Traverse City Central High School awarded for female diversity in computer science

TRAVERSE CITY — Traverse City Central High School is among a small group of Michigan high schools recognized for the high number of female students enrolled in one of its Advanced Placement computer science courses.

CHS was awarded the College Board Advanced Placement Computer Science Female Diversity Award for its 2021 AP Computer Science-A course. The 1,500-student high school is one of 199 schools in the country and one of seven schools in Michigan to receive the award in 2021 for the AP Computer Science-A course.

The award is given to schools that have either 50 percent or higher female exam taker representation in an AP computer science course or a percentage of female computer science exam takers that meets or exceeds that of the school’s female population.

Twenty-seven Michigan Schools received the same award in 2021 for AP Computer Science Principles, including Elk Rapids High School and St. Francis High School.

AP Computer Science Principles covers a broad range of topics, from programming to cyber security. In AP Computer Science A, students learn more coding, including the coding language JavaScript.

Jim Baran, who teaches computer science and engineering courses at Central High School, said he was surprised to hear one of his classes won an award; he did not know the honor existed.

However, he has focused on recruiting more students to his computer science classes during his time at CHS. Baran said he works with CHS’s school counselors and local TCAPS middle schools with computer science classes and programs to encourage more students to get involved in computer science courses.

Before Baran joined CHS’s teaching staff, there were no computer science courses offered at the high school. During the past five years at CHS, he has watched his classes grow little by little each year.

Traverse City Central High School awarded for female diversity in computer science

He said he also wants kids to be aware of the opportunities that computer science and STEM in general can offer them in the workforce and get them exposed to the content early on so they can develop a level of comfort and confidence in the topic.

“Not everybody is going to be a programmer, but, in your future endeavors, you’re going to have some aspect of computer science in your life,” Baran said. “Being able to, not necessarily just use an app but understand how things work, is going to be beneficial.”

Prior to his career in teaching, Baran worked for Samsung as a product strategy manager. He said he has seen firsthand how important diversity is in positions such as this and fields in STEM.

“Teams that are more diverse, they develop better solutions,” Baran said. “You think about different viewpoints, stakeholders, different use cases.”

Alexandra Maxwell, a senior at CHS who was in the computer science course that won the award, said she has always been interested in computer science. As a young kid, she took summer classes learning how to use Scratch, a basic, building block coding platform that mostly teaches basic principles of coding through online games.

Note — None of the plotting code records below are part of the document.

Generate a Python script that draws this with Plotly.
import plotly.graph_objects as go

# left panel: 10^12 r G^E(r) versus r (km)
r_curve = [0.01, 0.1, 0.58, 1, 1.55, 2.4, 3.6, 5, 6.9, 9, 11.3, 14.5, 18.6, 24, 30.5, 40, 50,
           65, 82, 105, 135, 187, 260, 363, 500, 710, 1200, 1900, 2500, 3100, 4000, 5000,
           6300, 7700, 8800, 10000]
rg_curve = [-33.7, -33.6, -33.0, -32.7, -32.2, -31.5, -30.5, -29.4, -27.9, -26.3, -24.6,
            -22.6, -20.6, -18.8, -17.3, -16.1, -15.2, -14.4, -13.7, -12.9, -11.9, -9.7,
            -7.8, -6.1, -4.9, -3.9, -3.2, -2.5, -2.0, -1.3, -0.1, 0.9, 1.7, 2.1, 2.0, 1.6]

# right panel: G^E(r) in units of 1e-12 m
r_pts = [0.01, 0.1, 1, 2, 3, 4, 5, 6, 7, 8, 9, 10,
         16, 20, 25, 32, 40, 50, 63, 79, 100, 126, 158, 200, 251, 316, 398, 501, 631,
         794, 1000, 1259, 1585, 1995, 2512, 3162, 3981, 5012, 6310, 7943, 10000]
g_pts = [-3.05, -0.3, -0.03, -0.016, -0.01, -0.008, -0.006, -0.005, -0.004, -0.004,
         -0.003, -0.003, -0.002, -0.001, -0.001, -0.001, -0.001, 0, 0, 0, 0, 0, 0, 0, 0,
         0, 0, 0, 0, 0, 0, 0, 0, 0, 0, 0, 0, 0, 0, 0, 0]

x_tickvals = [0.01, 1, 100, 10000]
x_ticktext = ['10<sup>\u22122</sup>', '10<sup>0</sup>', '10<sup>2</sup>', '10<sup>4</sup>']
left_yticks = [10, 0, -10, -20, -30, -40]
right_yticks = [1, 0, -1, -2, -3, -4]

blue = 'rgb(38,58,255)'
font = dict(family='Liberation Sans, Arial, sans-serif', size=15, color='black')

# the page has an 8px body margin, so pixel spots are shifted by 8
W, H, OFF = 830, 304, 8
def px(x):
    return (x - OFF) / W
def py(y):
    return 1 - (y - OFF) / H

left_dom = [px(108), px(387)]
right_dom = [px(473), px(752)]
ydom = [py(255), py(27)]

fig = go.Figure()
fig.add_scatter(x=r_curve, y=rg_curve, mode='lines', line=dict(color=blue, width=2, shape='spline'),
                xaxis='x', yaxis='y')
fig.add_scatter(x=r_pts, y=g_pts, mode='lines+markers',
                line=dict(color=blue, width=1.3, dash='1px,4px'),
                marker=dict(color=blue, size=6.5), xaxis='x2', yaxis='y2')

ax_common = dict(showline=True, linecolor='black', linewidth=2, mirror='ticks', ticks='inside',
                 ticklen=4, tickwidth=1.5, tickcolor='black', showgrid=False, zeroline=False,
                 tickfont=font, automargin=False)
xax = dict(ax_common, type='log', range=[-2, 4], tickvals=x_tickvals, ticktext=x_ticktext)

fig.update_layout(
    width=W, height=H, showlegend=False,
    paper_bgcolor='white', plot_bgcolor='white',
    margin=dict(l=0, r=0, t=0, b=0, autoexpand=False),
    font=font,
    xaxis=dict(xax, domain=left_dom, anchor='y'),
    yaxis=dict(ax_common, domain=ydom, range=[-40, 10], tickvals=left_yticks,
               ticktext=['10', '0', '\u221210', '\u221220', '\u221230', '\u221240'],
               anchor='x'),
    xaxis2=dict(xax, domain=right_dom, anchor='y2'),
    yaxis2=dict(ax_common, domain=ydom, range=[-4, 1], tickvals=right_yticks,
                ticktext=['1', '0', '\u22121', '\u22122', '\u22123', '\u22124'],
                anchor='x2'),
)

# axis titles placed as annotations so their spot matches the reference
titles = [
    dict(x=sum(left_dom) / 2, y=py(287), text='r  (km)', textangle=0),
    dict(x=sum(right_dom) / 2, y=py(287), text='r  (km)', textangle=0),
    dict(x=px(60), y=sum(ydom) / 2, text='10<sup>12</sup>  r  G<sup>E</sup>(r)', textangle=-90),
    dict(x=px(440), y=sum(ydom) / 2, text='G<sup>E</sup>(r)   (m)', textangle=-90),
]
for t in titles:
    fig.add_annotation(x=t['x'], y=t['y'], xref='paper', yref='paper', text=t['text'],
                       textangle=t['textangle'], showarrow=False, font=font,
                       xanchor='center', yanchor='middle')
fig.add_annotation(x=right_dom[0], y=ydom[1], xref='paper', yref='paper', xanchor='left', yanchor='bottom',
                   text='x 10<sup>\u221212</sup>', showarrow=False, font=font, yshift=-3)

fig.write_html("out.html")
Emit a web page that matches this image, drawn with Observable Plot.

Now, she is taking STEM classes through Northwestern Michigan College to finish out her senior year and looking to study computer science in college. She said she is drawn to computer science, and particularly Artificial Intelligence, because there is still so much to be explored.

“There’s just so much you can do with it,” Maxwell said. “It’s such a fast-growing field that literally it can be applied to any profession or part of life.”

Zakyah Ellis, a CHS senior, is taking AP Computer Science-A this year. She said she is thinking of studying computer science engineering or software engineering in college and is particularly interested in how computer science can help people and bridge the gap of the digital divide.

“I’ve always been interested in how everyday things we use work and how to also help people using technology,” Ellis said.

Brynn Roy, another CHS senior who was in the class that won the award, said she picked up the AP computer science courses because she liked some engineering courses she took earlier in high school but wanted to learn more coding.

This year, Roy is taking a class through NMC to learn the programming language Python, and she hopes to study computational mathematics in college.

“It’s problem-solving — that’s what it comes down to,” Roy said. “That’s why I love math … There’s no real right or wrong in a sense, because you can do something in multiple different ways and still get a correct answer.”

While, according to College Board, AP Computer Science-A has grown in female participation in the past few years, women still make up a small percentage of degree earners and workers in computer science and engineering.

According to the U.S. Bureau of Labor Statistics, the median annual wage for jobs in computer and information technology was $91,250 in 2020. Women earn 18 percent of computer science bachelor’s degrees and make up 28 percent of the science and engineering workforce, according to the National Girls Collaborative Project.

During the summer of 2021, Roy participated in a coding program through Girls Who Code, a nonprofit organization that works to increase the number of women in computer science. To her, Roy said diversity in STEM is important because it brings in new dimensions of problem-solving.

“It brings in new ways of looking at problems,” Roy said. “You have people who come from different backgrounds and have different perspectives, which allow you to obviously solve problems in different ways that can be better and help whatever you’re working on.”